**Task goal:**
Repeat the material exactly from its first line to the line that includes "4, 5, 6, 7, 7];". Skip pictures.

**Supplied material:**
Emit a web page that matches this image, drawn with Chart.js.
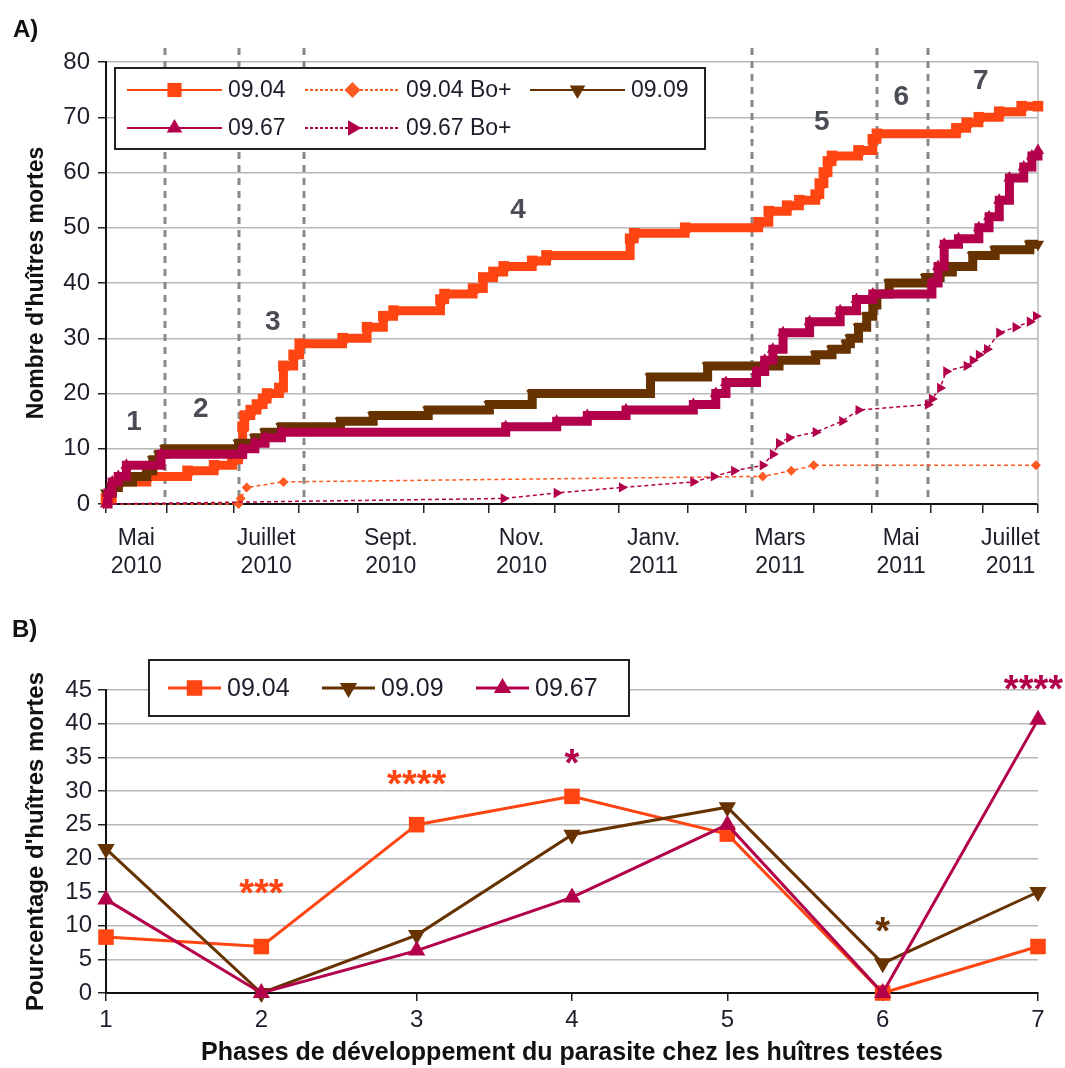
<!DOCTYPE html>
<html>
<head>
<meta charset="utf-8">
<script src="https://cdn.jsdelivr.net/npm/chart.js@4.4.1/dist/chart.umd.min.js"></script>
<style>
  html, body { margin: 0; padding: 0; background: #fff; }
  #boxA { position: absolute; left: 0; top: 0; }
  #boxB { position: absolute; left: 0; top: 590px; }
</style>
</head>
<body>
<div id="boxA"><canvas id="chartA" width="1065" height="590"></canvas></div>
<div id="boxB"><canvas id="chartB" width="1065" height="478"></canvas></div>
<script>
// ---------- A) cumulative mortality ----------
// x positions along the time axis (0 = start of May 2010, 457 = end of July 2011)
const monthTicks = [0, 29.7, 62.5, 94.6, 123.5, 155.8, 187.6, 219.9, 251.6, 285.5, 313.8, 347.2, 375.6, 404.2, 430, 457];
const monthLabels = [["Mai", "2010"], ["Juillet", "2010"], ["Sept.", "2010"], ["Nov.", "2010"],
                     ["Janv.", "2011"], ["Mars", "2011"], ["Mai", "2011"], ["Juillet", "2011"]];

const day0904 = [0, 1, 3, 6, 20, 40, 53, 62, 65, 67, 68, 71, 74, 77, 79, 85, 87, 92, 95, 116,
                 128, 136, 141, 164, 166, 180, 185, 190, 195, 209, 216, 257, 259, 284, 320, 325, 334, 340, 348, 350,
                 352, 354, 356, 369, 376, 378, 417, 422, 428, 438, 449, 457];
const val0904 = [1, 1, 3, 4, 5, 6, 7, 8, 9, 14, 16, 17, 18, 19, 20, 21, 25, 27, 29, 30,
                 32, 34, 35, 37, 38, 39, 41, 42, 43, 44, 45, 48, 49, 50, 51, 53, 54, 55, 56, 58,
                 60, 62, 63, 64, 66, 67, 68, 69, 70, 71, 72, 72];

const day0904Bo = [0, 65, 66, 69, 87, 322, 336, 347, 456];
const val0904Bo = [0, 0, 1, 3, 4, 5, 6, 7, 7];

const day0909 = [0, 3, 6, 13, 20, 23, 26, 29, 65, 73, 78, 86, 115, 131, 158, 188, 209, 267, 295, 330,
                 348, 356, 363, 365, 369, 373, 376, 378, 384, 402, 409, 415, 425, 436, 453, 457];
const val0909 = [2, 3, 4, 5, 6, 8, 9, 10, 11, 12, 13, 14, 15, 16, 17, 18, 20, 23, 25, 26,
                 27, 28, 29, 30, 32, 34, 36, 38, 40, 41, 42, 43, 45, 46, 47, 47];

const day0967 = [0, 1, 3, 6, 10, 27, 67, 73, 78, 86, 196, 221, 236, 255, 288, 299, 304, 319, 323, 327,
                 332, 345, 360, 368, 376, 405, 408, 411, 418, 428, 433, 438, 443, 450, 454, 457];
const val0967 = [0, 2, 4, 5, 7, 9, 10, 11, 12, 13, 14, 15, 16, 17, 18, 20, 22, 24, 26, 28,
                 31, 33, 35, 37, 38, 40, 43, 47, 48, 50, 52, 55, 59, 61, 63, 64];

const day0967Bo = [0, 195, 221, 253, 288, 298, 308, 322, 327, 330, 335, 348, 361, 369, 403, 405, 409, 412, 422, 425,
                   428, 432, 438, 446, 453, 456];
const val0967Bo = [0, 1, 2, 3, 4, 5, 6, 7, 9, 11, 12, 13, 15, 17, 18, 19, 21, 24, 25, 26,
                   27, 28, 31, 32, 33, 34];

// phase boundaries and phase numbers
const phaseBounds = [29, 65, 97, 317, 378, 403];
const phaseNames = ["1", "2", "3", "4", "5", "6", "7"];
const phaseNameX = [13.7, 46.5, 81.8, 202, 351, 390, 429];
const phaseNameY = [14.8, 17.2, 32.8, 53.2, 69, 73.7, 76.5];

// ---------- B) mortality per phase ----------
const phases = [1, 2, 3, 4, 5, 6, 7];
const pct0904 = [8.3, 6.9, 25.0, 29.2, 23.6, 0, 6.9];
const pct0909 = [21.4, 0, 8.6, 23.5, 27.6, 4.4, 15.0];
const pct0967 = [13.9, 0, 6.3, 14.2, 25.0, 0, 40.6];

const sigPhase = [2, 3, 4, 6, 7];
const sigText = ["***", "****", "*", "*", "****"];
const sigSeries = [0, 0, 2, 1, 2];
const sigLevel = [15.8, 32, 35.1, 10.1, 46.1];

// ---------- styles ----------
const FONT = '"Liberation Sans", Arial, sans-serif';
const TXT = '#1e1e2a';
const ORANGE = '#ff4512', ORANGE_BO = '#ff5a22', BROWN = '#663300', CRIMSON = '#b3004b';
Chart.defaults.font.family = FONT;
Chart.defaults.color = TXT;

const pts = (xs, ys) => xs.map((x, i) => ({ x: x, y: ys[i] }));

function drawMarker(ctx, style, rotDeg, r, x, y, color) {
  ctx.save();
  ctx.translate(x, y);
  ctx.rotate((rotDeg || 0) * Math.PI / 180);
  ctx.fillStyle = color;
  ctx.beginPath();
  if (style === 'rect') {
    const s = r * Math.SQRT1_2;
    ctx.rect(-s, -s, 2 * s, 2 * s);
  } else if (style === 'rectRot') {
    ctx.moveTo(0, -r); ctx.lineTo(r, 0); ctx.lineTo(0, r); ctx.lineTo(-r, 0); ctx.closePath();
  } else {
    const a = 2 * Math.PI / 3;
    ctx.moveTo(0, -r);
    ctx.lineTo(r * Math.sin(a), -r * Math.cos(a));
    ctx.lineTo(r * Math.sin(2 * a), -r * Math.cos(2 * a));
    ctx.closePath();
  }
  ctx.fill();
  ctx.restore();
}

// legend box drawn inside the plot, line + marker + text like the original
function drawLegend(chart, o) {
  const ctx = chart.ctx;
  ctx.save();
  ctx.fillStyle = '#fff';
  ctx.fillRect(o.x, o.y, o.w, o.h);
  ctx.strokeStyle = '#222';
  ctx.lineWidth = 2;
  ctx.strokeRect(o.x, o.y, o.w, o.h);
  chart.data.datasets.forEach((ds, i) => {
    const c = i % o.cols.length, r = Math.floor(i / o.cols.length);
    const x0 = o.cols[c], y = o.rows[r];
    ctx.strokeStyle = ds.borderColor;
    ctx.lineWidth = o.lineWidth;
    ctx.setLineDash(ds.borderDash ? [3, 2] : []);
    ctx.beginPath();
    ctx.moveTo(x0, y);
    ctx.lineTo(x0 + o.lineLen, y);
    ctx.stroke();
    ctx.setLineDash([]);
    drawMarker(ctx, ds.pointStyle, ds.pointRotation, o.radius[ds.pointStyle], x0 + o.lineLen / 2, y, ds.backgroundColor);
    ctx.fillStyle = TXT;
    ctx.font = o.font + 'px ' + FONT;
    ctx.textAlign = 'left';
    ctx.textBaseline = 'middle';
    ctx.fillText(ds.label, x0 + o.lineLen + 6, y + 1);
  });
  ctx.restore();
}

function drawPanelLetter(ctx, txt, x, y) {
  ctx.save();
  ctx.fillStyle = '#111';
  ctx.font = 'bold 24px ' + FONT;
  ctx.textAlign = 'left';
  ctx.textBaseline = 'middle';
  ctx.fillText(txt, x, y);
  ctx.restore();
}

const phasePlugin = {
  id: 'phasePlugin',
  beforeDatasetsDraw(chart) {
    const { ctx, chartArea: a, scales: { x } } = chart;
    ctx.save();
    ctx.strokeStyle = '#b8b8b8';
    ctx.lineWidth = 1.5;
    ctx.beginPath();
    ctx.moveTo(a.right, a.top);
    ctx.lineTo(a.right, a.bottom);
    ctx.stroke();
    ctx.strokeStyle = '#8a8a8a';
    ctx.lineWidth = 3;
    ctx.setLineDash([7, 6]);
    phaseBounds.forEach(d => {
      const px = Math.round(x.getPixelForValue(d));
      ctx.beginPath();
      ctx.moveTo(px, a.top - 14);
      ctx.lineTo(px, a.bottom - 4);
      ctx.stroke();
    });
    ctx.restore();
  },
  afterDatasetsDraw(chart) {
    const { ctx, scales: { x, y } } = chart;
    ctx.save();
    ctx.fillStyle = '#4a4d55';
    ctx.font = 'bold 28px ' + FONT;
    ctx.textAlign = 'center';
    ctx.textBaseline = 'middle';
    phaseNames.forEach((t, i) => {
      ctx.fillText(t, x.getPixelForValue(phaseNameX[i]), y.getPixelForValue(phaseNameY[i]));
    });
    ctx.restore();
    drawLegend(chart, {
      x: 115, y: 68, w: 590, h: 81, cols: [127, 305, 530], rows: [90, 128],
      lineLen: 95, lineWidth: 2, font: 23, radius: { rect: 10, rectRot: 8, triangle: 9 }
    });
    drawPanelLetter(ctx, 'A)', 13, 30);
  }
};

// stepped 'before': the value holds until the next point, then jumps
new Chart(document.getElementById('chartA'), {
  type: 'line',
  data: {
    datasets: [
      { label: '09.04', data: pts(day0904, val0904), borderColor: ORANGE, backgroundColor: ORANGE,
        borderWidth: 9, stepped: 'before', borderJoinStyle: 'miter', pointStyle: 'rect', pointRadius: 7.5,
        pointBorderWidth: 0, order: 5, clip: false },
      { label: '09.04 Bo+', data: pts(day0904Bo, val0904Bo), borderColor: ORANGE_BO, backgroundColor: ORANGE_BO,
        borderWidth: 1.5, borderDash: [4, 3], pointStyle: 'rectRot', pointRadius: 5,
        pointBorderWidth: 0, order: 4, clip: false },
      { label: '09.09', data: pts(day0909, val0909), borderColor: BROWN, backgroundColor: BROWN,
        borderWidth: 9, stepped: 'before', borderJoinStyle: 'miter', pointStyle: 'triangle', pointRotation: 180,
        pointRadius: 7, pointBorderWidth: 0, order: 3, clip: false },
      { label: '09.67', data: pts(day0967, val0967), borderColor: CRIMSON, backgroundColor: CRIMSON,
        borderWidth: 9, stepped: 'before', borderJoinStyle: 'miter', pointStyle: 'triangle',
        pointRadius: 7, pointBorderWidth: 0, order: 2, clip: false },
      { label: '09.67 Bo+', data: pts(day0967Bo, val0967Bo), borderColor: CRIMSON, backgroundColor: CRIMSON,
        borderWidth: 1.5, borderDash: [4, 3], pointStyle: 'triangle', pointRotation: 90, pointRadius: 6,
        pointBorderWidth: 0, order: 1, clip: false }
    ]
  },
  options: {
    responsive: false,
    animation: false,
    devicePixelRatio: 1,
    layout: { padding: { top: 62, right: 27, left: 0, bottom: 0 } },
    plugins: { legend: { display: false }, tooltip: { enabled: false } },
    scales: {
      x: {
        type: 'linear', min: 0, max: 457, weight: 0,
        afterBuildTicks: s => { s.ticks = monthTicks.map(v => ({ value: v })); },
        ticks: { display: false },
        grid: { drawOnChartArea: false, drawTicks: true, tickLength: 9, color: '#222', lineWidth: 1.5 },
        border: { color: '#111', width: 2 },
        afterFit: s => { s.height = 8; }
      },
      xl: {
        type: 'linear', position: 'bottom', min: 0, max: 457, weight: 1,
        afterBuildTicks: s => {
          s.ticks = monthLabels.map((_, k) => ({ value: (monthTicks[2 * k] + monthTicks[2 * k + 1]) / 2 }));
        },
        ticks: { autoSkip: false, maxRotation: 0, padding: 13, color: TXT, font: { size: 23 },
                 callback: (v, i) => monthLabels[i] },
        grid: { display: false, drawTicks: false },
        border: { display: false },
        afterFit: s => { s.height = 78; }
      },
      y: {
        min: 0, max: 80,
        ticks: { stepSize: 10, padding: 8, color: TXT, font: { size: 24 } },
        grid: { color: '#b8b8b8', lineWidth: 1.5, tickColor: '#222', tickLength: 8 },
        border: { color: '#111', width: 2 },
        title: { display: true, text: "Nombre d'huîtres mortes", color: '#111',
                 font: { size: 23, weight: 'bold' }, padding: { top: 23, bottom: 0 } },
        afterFit: s => { s.width = 106; }
      }
    }
  },
  plugins: [phasePlugin]
});

// ---------- B ----------
const sigPlugin = {
  id: 'sigPlugin',
  afterDatasetsDraw(chart) {
    const { ctx, scales: { x, y } } = chart;
    ctx.save();
    ctx.font = 'bold 38px ' + FONT;
    ctx.textAlign = 'center';
    ctx.textBaseline = 'alphabetic';
    sigText.forEach((t, i) => {
      const m = ctx.measureText(t);
      let px = x.getPixelForValue(sigPhase[i]);
      px = Math.min(px, chart.width - m.width / 2 - 2);
      const py = y.getPixelForValue(sigLevel[i]) + (m.actualBoundingBoxAscent - m.actualBoundingBoxDescent) / 2;
      ctx.fillStyle = chart.data.datasets[sigSeries[i]].borderColor;
      ctx.fillText(t, px, py);
    });
    ctx.restore();
    drawLegend(chart, {
      x: 149, y: 70, w: 480, h: 56, cols: [168, 322, 476], rows: [98],
      lineLen: 53, lineWidth: 3, font: 25, radius: { rect: 11, rectRot: 8, triangle: 10 }
    });
    drawPanelLetter(ctx, 'B)', 12, 40);
  }
};

new Chart(document.getElementById('chartB'), {
  type: 'line',
  data: {
    datasets: [
      { label: '09.04', data: pts(phases, pct0904), borderColor: ORANGE, backgroundColor: ORANGE,
        borderWidth: 3, pointStyle: 'rect', pointRadius: 11, pointBorderWidth: 0, order: 3, clip: false },
      { label: '09.09', data: pts(phases, pct0909), borderColor: BROWN, backgroundColor: BROWN,
        borderWidth: 3, pointStyle: 'triangle', pointRotation: 180, pointRadius: 10, pointBorderWidth: 0,
        order: 2, clip: false },
      { label: '09.67', data: pts(phases, pct0967), borderColor: CRIMSON, backgroundColor: CRIMSON,
        borderWidth: 3, pointStyle: 'triangle', pointRadius: 10, pointBorderWidth: 0, order: 1, clip: false }
    ]
  },
  options: {
    responsive: false,
    animation: false,
    devicePixelRatio: 1,
    layout: { padding: { top: 100, right: 27, left: 0, bottom: 0 } },
    plugins: { legend: { display: false }, tooltip: { enabled: false } },
    scales: {
      x: {
        type: 'linear', min: 1, max: 7,
        ticks: { stepSize: 1, padding: 5, color: TXT, font: { size: 24 } },
        grid: { drawOnChartArea: false, tickLength: 8, color: '#222', lineWidth: 1.5 },
        border: { color: '#111', width: 2 },
        title: { display: true, text: 'Phases de développement du parasite chez les huîtres testées',
                 color: '#111', font: { size: 25, weight: 'bold' }, padding: { top: 0, bottom: 0 } },
        afterFit: s => { s.height = 75; }
      },
      y: {
        min: 0, max: 45,
        ticks: { stepSize: 5, padding: 6, color: TXT, font: { size: 24 } },
        grid: { color: '#b8b8b8', lineWidth: 1.5, tickColor: '#222', tickLength: 8 },
        border: { color: '#111', width: 2 },
        title: { display: true, text: "Pourcentage d'huîtres mortes", color: '#111',
                 font: { size: 24, weight: 'bold' }, padding: { top: 22, bottom: 0 } },
        afterFit: s => { s.width = 106; }
      }
    }
  },
  plugins: [sigPlugin]
});
</script>
</body>
</html>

**Exercise output:**
Emit a web page that matches this image, drawn with Chart.js.
<!DOCTYPE html>
<html>
<head>
<meta charset="utf-8">
<script src="https://cdn.jsdelivr.net/npm/chart.js@4.4.1/dist/chart.umd.min.js"></script>
<style>
  html, body { margin: 0; padding: 0; background: #fff; }
  #boxA { position: absolute; left: 0; top: 0; }
  #boxB { position: absolute; left: 0; top: 590px; }
</style>
</head>
<body>
<div id="boxA"><canvas id="chartA" width="1065" height="590"></canvas></div>
<div id="boxB"><canvas id="chartB" width="1065" height="478"></canvas></div>
<script>
// ---------- A) cumulative mortality ----------
// x positions along the time axis (0 = start of May 2010, 457 = end of July 2011)
const monthTicks = [0, 29.7, 62.5, 94.6, 123.5, 155.8, 187.6, 219.9, 251.6, 285.5, 313.8, 347.2, 375.6, 404.2, 430, 457];
const monthLabels = [["Mai", "2010"], ["Juillet", "2010"], ["Sept.", "2010"], ["Nov.", "2010"],
                     ["Janv.", "2011"], ["Mars", "2011"], ["Mai", "2011"], ["Juillet", "2011"]];

const day0904 = [0, 1, 3, 6, 20, 40, 53, 62, 65, 67, 68, 71, 74, 77, 79, 85, 87, 92, 95, 116,
                 128, 136, 141, 164, 166, 180, 185, 190, 195, 209, 216, 257, 259, 284, 320, 325, 334, 340, 348, 350,
                 352, 354, 356, 369, 376, 378, 417, 422, 428, 438, 449, 457];
const val0904 = [1, 1, 3, 4, 5, 6, 7, 8, 9, 14, 16, 17, 18, 19, 20, 21, 25, 27, 29, 30,
                 32, 34, 35, 37, 38, 39, 41, 42, 43, 44, 45, 48, 49, 50, 51, 53, 54, 55, 56, 58,
                 60, 62, 63, 64, 66, 67, 68, 69, 70, 71, 72, 72];

const day0904Bo = [0, 65, 66, 69, 87, 322, 336, 347, 456];
const val0904Bo = [0, 0, 1, 3, 4, 5, 6, 7, 7];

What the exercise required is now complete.